→ **Task brief**
What follows is a set of entries. Give them again exactly, without the pictures.

→ **Code that draws figures**
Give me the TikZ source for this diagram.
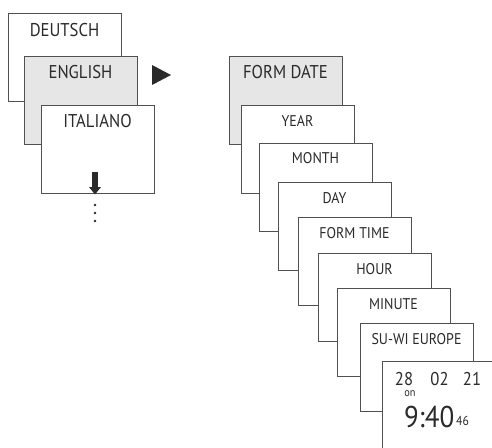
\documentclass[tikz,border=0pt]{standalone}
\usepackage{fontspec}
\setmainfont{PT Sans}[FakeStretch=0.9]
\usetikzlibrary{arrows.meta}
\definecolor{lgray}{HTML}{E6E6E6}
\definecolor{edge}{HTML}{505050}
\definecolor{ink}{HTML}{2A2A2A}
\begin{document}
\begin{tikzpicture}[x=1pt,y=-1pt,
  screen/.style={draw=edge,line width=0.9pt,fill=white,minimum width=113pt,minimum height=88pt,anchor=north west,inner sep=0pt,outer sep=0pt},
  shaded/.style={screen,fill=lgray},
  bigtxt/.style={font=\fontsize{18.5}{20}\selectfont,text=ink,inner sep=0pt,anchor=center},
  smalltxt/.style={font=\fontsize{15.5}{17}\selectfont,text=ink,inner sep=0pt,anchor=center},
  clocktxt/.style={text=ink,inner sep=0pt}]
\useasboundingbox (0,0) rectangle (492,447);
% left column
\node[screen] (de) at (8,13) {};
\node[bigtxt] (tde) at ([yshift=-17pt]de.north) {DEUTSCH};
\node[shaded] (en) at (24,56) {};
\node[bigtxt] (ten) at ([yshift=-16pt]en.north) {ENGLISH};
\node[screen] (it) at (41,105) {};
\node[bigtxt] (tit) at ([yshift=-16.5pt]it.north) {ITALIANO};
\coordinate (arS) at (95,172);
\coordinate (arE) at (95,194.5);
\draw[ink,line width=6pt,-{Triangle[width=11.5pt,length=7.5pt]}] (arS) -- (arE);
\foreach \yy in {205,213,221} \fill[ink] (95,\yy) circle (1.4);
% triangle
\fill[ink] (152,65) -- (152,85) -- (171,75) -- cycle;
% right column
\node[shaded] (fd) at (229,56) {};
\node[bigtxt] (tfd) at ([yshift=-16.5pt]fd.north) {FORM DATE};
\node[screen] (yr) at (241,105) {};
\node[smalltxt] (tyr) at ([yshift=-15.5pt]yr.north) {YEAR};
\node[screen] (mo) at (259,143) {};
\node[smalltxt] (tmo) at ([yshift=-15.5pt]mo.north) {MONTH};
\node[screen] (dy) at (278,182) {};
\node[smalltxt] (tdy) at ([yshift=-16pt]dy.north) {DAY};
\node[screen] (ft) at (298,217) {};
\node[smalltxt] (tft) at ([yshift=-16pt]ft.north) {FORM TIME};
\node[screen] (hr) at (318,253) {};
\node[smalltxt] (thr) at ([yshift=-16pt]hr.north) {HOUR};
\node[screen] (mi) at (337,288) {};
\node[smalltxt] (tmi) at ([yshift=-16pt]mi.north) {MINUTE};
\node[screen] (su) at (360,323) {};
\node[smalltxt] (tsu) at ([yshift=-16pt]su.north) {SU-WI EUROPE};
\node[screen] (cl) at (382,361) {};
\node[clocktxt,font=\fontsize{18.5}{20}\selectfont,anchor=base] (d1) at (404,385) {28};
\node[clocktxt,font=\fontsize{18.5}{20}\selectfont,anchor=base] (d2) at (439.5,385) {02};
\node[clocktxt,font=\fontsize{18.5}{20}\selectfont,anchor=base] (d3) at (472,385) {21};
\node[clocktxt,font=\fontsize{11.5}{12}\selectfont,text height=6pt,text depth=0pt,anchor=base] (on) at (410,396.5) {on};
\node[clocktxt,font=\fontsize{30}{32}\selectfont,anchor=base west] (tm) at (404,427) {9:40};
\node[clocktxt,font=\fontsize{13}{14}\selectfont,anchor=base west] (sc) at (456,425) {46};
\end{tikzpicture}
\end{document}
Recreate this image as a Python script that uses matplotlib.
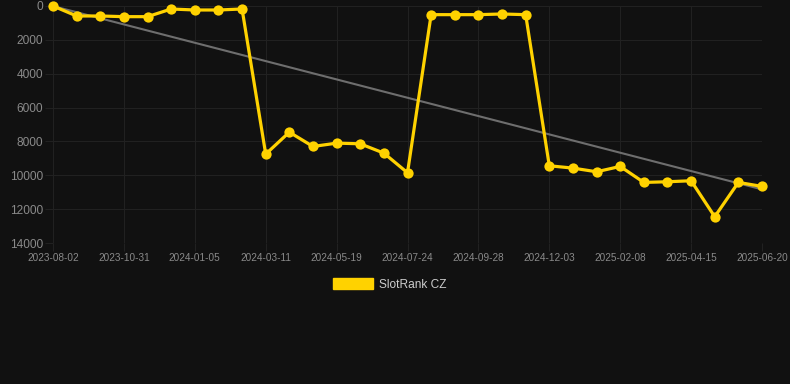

→ **Task answer**
Give me the TikZ source for this diagram.
\documentclass[tikz,border=0pt]{standalone}
\usepackage{fontspec}
\setmainfont{PT Sans}[FakeStretch=0.9]
\usetikzlibrary{arrows.meta}
\definecolor{lgray}{HTML}{E6E6E6}
\definecolor{edge}{HTML}{505050}
\definecolor{ink}{HTML}{2A2A2A}
\begin{document}
\begin{tikzpicture}[x=1pt,y=-1pt,
  screen/.style={draw=edge,line width=0.9pt,fill=white,minimum width=113pt,minimum height=88pt,anchor=north west,inner sep=0pt,outer sep=0pt},
  shaded/.style={screen,fill=lgray},
  bigtxt/.style={font=\fontsize{18.5}{20}\selectfont,text=ink,inner sep=0pt,anchor=center},
  smalltxt/.style={font=\fontsize{15.5}{17}\selectfont,text=ink,inner sep=0pt,anchor=center},
  clocktxt/.style={text=ink,inner sep=0pt}]
\useasboundingbox (0,0) rectangle (492,447);
% left column
\node[screen] (de) at (8,13) {};
\node[bigtxt] (tde) at ([yshift=-17pt]de.north) {DEUTSCH};
\node[shaded] (en) at (24,56) {};
\node[bigtxt] (ten) at ([yshift=-16pt]en.north) {ENGLISH};
\node[screen] (it) at (41,105) {};
\node[bigtxt] (tit) at ([yshift=-16.5pt]it.north) {ITALIANO};
\coordinate (arS) at (95,172);
\coordinate (arE) at (95,194.5);
\draw[ink,line width=6pt,-{Triangle[width=11.5pt,length=7.5pt]}] (arS) -- (arE);
\foreach \yy in {205,213,221} \fill[ink] (95,\yy) circle (1.4);
% triangle
\fill[ink] (152,65) -- (152,85) -- (171,75) -- cycle;
% right column
\node[shaded] (fd) at (229,56) {};
\node[bigtxt] (tfd) at ([yshift=-16.5pt]fd.north) {FORM DATE};
\node[screen] (yr) at (241,105) {};
\node[smalltxt] (tyr) at ([yshift=-15.5pt]yr.north) {YEAR};
\node[screen] (mo) at (259,143) {};
\node[smalltxt] (tmo) at ([yshift=-15.5pt]mo.north) {MONTH};
\node[screen] (dy) at (278,182) {};
\node[smalltxt] (tdy) at ([yshift=-16pt]dy.north) {DAY};
\node[screen] (ft) at (298,217) {};
\node[smalltxt] (tft) at ([yshift=-16pt]ft.north) {FORM TIME};
\node[screen] (hr) at (318,253) {};
\node[smalltxt] (thr) at ([yshift=-16pt]hr.north) {HOUR};
\node[screen] (mi) at (337,288) {};
\node[smalltxt] (tmi) at ([yshift=-16pt]mi.north) {MINUTE};
\node[screen] (su) at (360,323) {};
\node[smalltxt] (tsu) at ([yshift=-16pt]su.north) {SU-WI EUROPE};
\node[screen] (cl) at (382,361) {};
\node[clocktxt,font=\fontsize{18.5}{20}\selectfont,anchor=base] (d1) at (404,385) {28};
\node[clocktxt,font=\fontsize{18.5}{20}\selectfont,anchor=base] (d2) at (439.5,385) {02};
\node[clocktxt,font=\fontsize{18.5}{20}\selectfont,anchor=base] (d3) at (472,385) {21};
\node[clocktxt,font=\fontsize{11.5}{12}\selectfont,text height=6pt,text depth=0pt,anchor=base] (on) at (410,396.5) {on};
\node[clocktxt,font=\fontsize{30}{32}\selectfont,anchor=base west] (tm) at (404,427) {9:40};
\node[clocktxt,font=\fontsize{13}{14}\selectfont,anchor=base west] (sc) at (456,425) {46};
\end{tikzpicture}
\end{document}
Recreate this image as a Python script that uses matplotlib.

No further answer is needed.